Clima, eventi estremi costati 16 milioni di dollari l’ora in 20 anni: lo studio

Secondo un nuovo studio, la media dei costi dovuti agli eventi climatici estremi tra il 2000 e il 2019 è stata invece di 140 miliardi
MeteoWeb

Gli eventi climatici estremi sono costati 16 milioni di dollari all’ora negli ultimi 20 anni. Lo afferma uno studio pubblicato sulla rivista scientifica Nature Communications, il primo a calcolare una cifra a livello globale dei danni economici a persone e proprietà. Da una prima stima sul 2022, i costi dovuti al riscaldamento globale ammontano a 280 miliardi di euro. Tra il 2000 e il 2019, la media è stata invece di 140 miliardi, con 1,2 miliardi di persone colpite. Le cifre – probabilmente sottostimate, a causa della mancanza di dati sui Paesi a basso reddito – variano però di anno in anno, con una forbice che va dai 60 ai 230 miliardi a seconda dell’intensità di incendi, alluvioni e siccità.

Secondo i ricercatori, i periodi più costosi sono stati il 2003 (a causa di una forte ondata di calore in Europa), il 2008 (quando il ciclone Nargis si è abbattuto sul Myanmar) e il 2010 (per le alte temperature registrate in Somalia e in Russia). Il conto dei danni alle proprietà ha toccato livelli record nel 2005 e nel 2017, complice l’alto valore delle abitazioni distrutte dagli uragani negli Stati Uniti. Quasi il 60% delle perdite analizzate dallo studio si riferiscono alle vittime, mentre circa il 30% alla distruzione di proprietà e altri beni.

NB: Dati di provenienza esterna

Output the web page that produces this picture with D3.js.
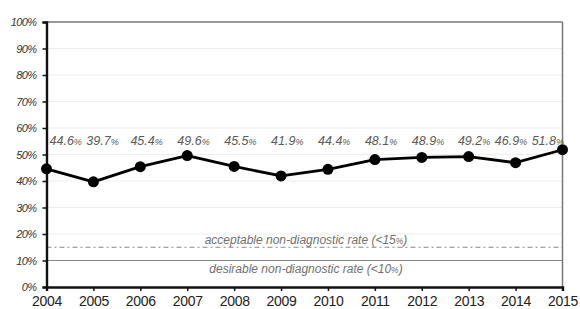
<!DOCTYPE html>
<html><head><meta charset="utf-8">
<script src="https://cdn.jsdelivr.net/npm/d3@7"></script>
<style>body{margin:0;background:#fff}</style>
</head><body>
<svg id="c" width="580" height="309"></svg>
<script>
const years = [2004,2005,2006,2007,2008,2009,2010,2011,2012,2013,2014,2015];
const rates = [44.6,39.7,45.4,49.6,45.5,41.9,44.4,48.1,48.9,49.2,46.9,51.8];
const yTicks = [0,10,20,30,40,50,60,70,80,90,100];
const thresholds = [
  {value:15, label:"acceptable non-diagnostic rate (<15", style:"dashdot"},
  {value:10, label:"desirable non-diagnostic rate (<10", style:"solid"}
];

const FONT = "Liberation Sans, Arial, sans-serif";
const svg = d3.select("#c");
const m = {l:46.5, r:17.5, t:22, b:22};
const W = 580, H = 309;
const x = d3.scaleLinear().domain([2004,2015]).range([m.l, W-m.r]);
const y = d3.scaleLinear().domain([0,100]).range([H-m.b, m.t]);

// gridlines
svg.append("g").selectAll("line").data(yTicks.filter(d=>d>0&&d<100)).join("line")
  .attr("x1",x(2004)).attr("x2",x(2015)).attr("y1",d=>y(d)).attr("y2",d=>y(d))
  .attr("stroke","#eeeeee").attr("stroke-width",1);

// frame top & right
svg.append("line").attr("x1",x(2004)).attr("x2",x(2015)).attr("y1",y(100)).attr("y2",y(100))
  .attr("stroke","#777").attr("stroke-width",1.5);
svg.append("line").attr("x1",x(2015)).attr("x2",x(2015)).attr("y1",y(100)).attr("y2",y(0))
  .attr("stroke","#777").attr("stroke-width",1.5);

// thresholds
thresholds.forEach(t=>{
  svg.append("line").attr("x1",x(2004)).attr("x2",x(2015)).attr("y1",y(t.value)).attr("y2",y(t.value))
    .attr("stroke", "#888").attr("stroke-width",1)
    .attr("stroke-dasharray", t.style==="solid" ? null : "5,3,2,3");
});
function thrText(t, yy){
  const tt = svg.append("text").attr("x",306).attr("y",yy).attr("text-anchor","middle")
    .attr("font-family",FONT).attr("font-style","italic")
    .attr("font-size",12).attr("fill","#707070");
  tt.append("tspan").text(t.label);
  tt.append("tspan").attr("font-size",8.5).text("%");
  tt.append("tspan").text(")");
}
thrText(thresholds[0], y(15)-3);
thrText(thresholds[1], y(10)+12.5);

// axes
const yAxis = d3.axisLeft(y).tickValues(yTicks).tickFormat(d=>d+"%").tickSize(4).tickPadding(6);
const gy = svg.append("g").attr("transform",`translate(${m.l},0)`).call(yAxis);
gy.select(".domain").attr("stroke","#111").attr("stroke-width",2.4);
gy.selectAll(".tick line").attr("stroke","#111").attr("stroke-width",1.5);
gy.selectAll("text").attr("font-family",FONT).attr("font-style","italic")
  .attr("font-size",11).attr("fill","#333").attr("letter-spacing","-0.6");

const xAxis = d3.axisBottom(x).tickValues(years).tickFormat(d3.format("d")).tickSize(4).tickPadding(5);
const gx = svg.append("g").attr("transform",`translate(0,${y(0)})`).call(xAxis);
gx.select(".domain").attr("stroke","#111").attr("stroke-width",2.4);
gx.selectAll(".tick line").attr("stroke","#111").attr("stroke-width",1.5);
gx.selectAll("text").attr("font-family",FONT)
  .attr("font-size",14).attr("fill","#222").attr("letter-spacing","-0.3");

// line
const line = d3.line().x((d,i)=>x(years[i])).y(d=>y(d));
svg.append("path").datum(rates).attr("d",line).attr("fill","none")
  .attr("stroke","#000").attr("stroke-width",2.8).attr("stroke-linejoin","round");
svg.append("g").selectAll("circle").data(rates).join("circle")
  .attr("cx",(d,i)=>x(years[i])).attr("cy",d=>y(d)).attr("r",5.5).attr("fill","#000");

// value labels with simple collision avoidance
const lab = svg.append("g").selectAll("text").data(rates).join("text")
  .attr("y",y(53.6))
  .attr("text-anchor","start")
  .attr("font-family",FONT).attr("font-style","italic")
  .attr("font-size",12.5).attr("fill","#5a5a5a");
lab.append("tspan").text(d=>d.toFixed(1));
lab.append("tspan").attr("font-size",9).attr("letter-spacing","-0.5").text("%");
const widths = lab.nodes().map(n=>n.getComputedTextLength());
const gap = 5;
let lefts = rates.map((d,i)=>x(years[i]) - widths[i]/2 + 6);
const minL = m.l + 3, maxR = x(2015) + 1;
for (let it=0; it<50; it++){
  lefts[0] = Math.max(lefts[0], minL);
  for (let i=1;i<lefts.length;i++) lefts[i] = Math.max(lefts[i], lefts[i-1]+widths[i-1]+gap);
  const n = lefts.length-1;
  lefts[n] = Math.min(lefts[n], maxR - widths[n]);
  for (let i=n-1;i>=0;i--) lefts[i] = Math.min(lefts[i], lefts[i+1]-widths[i]-gap);
}
lab.attr("x",(d,i)=>lefts[i]);
</script>
</body></html>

Le tempeste, come l’uragano Harvey e il ciclone Nargis, sono state responsabili di due terzi dei costi legati agli eventi estremi, le ondate di calore del 16%, siccità e inondazioni del 10%. Per le stime, gli studiosi hanno usato i dati dell’International Disaster Database, che raccoglie tutti i disastri con più di 10 vittime o che hanno coinvolto più di 100 persone. Hanno attribuito a ogni vita persa un valore statistico di 7 milioni di dollari, una media delle cifre usate dai governi di Stati Uniti e Regno Unito. Considerare solo i costi infrastrutturali – spiega lo studio – avrebbe provocato una distorsione dei dati tra Paesi a basso e alto reddito.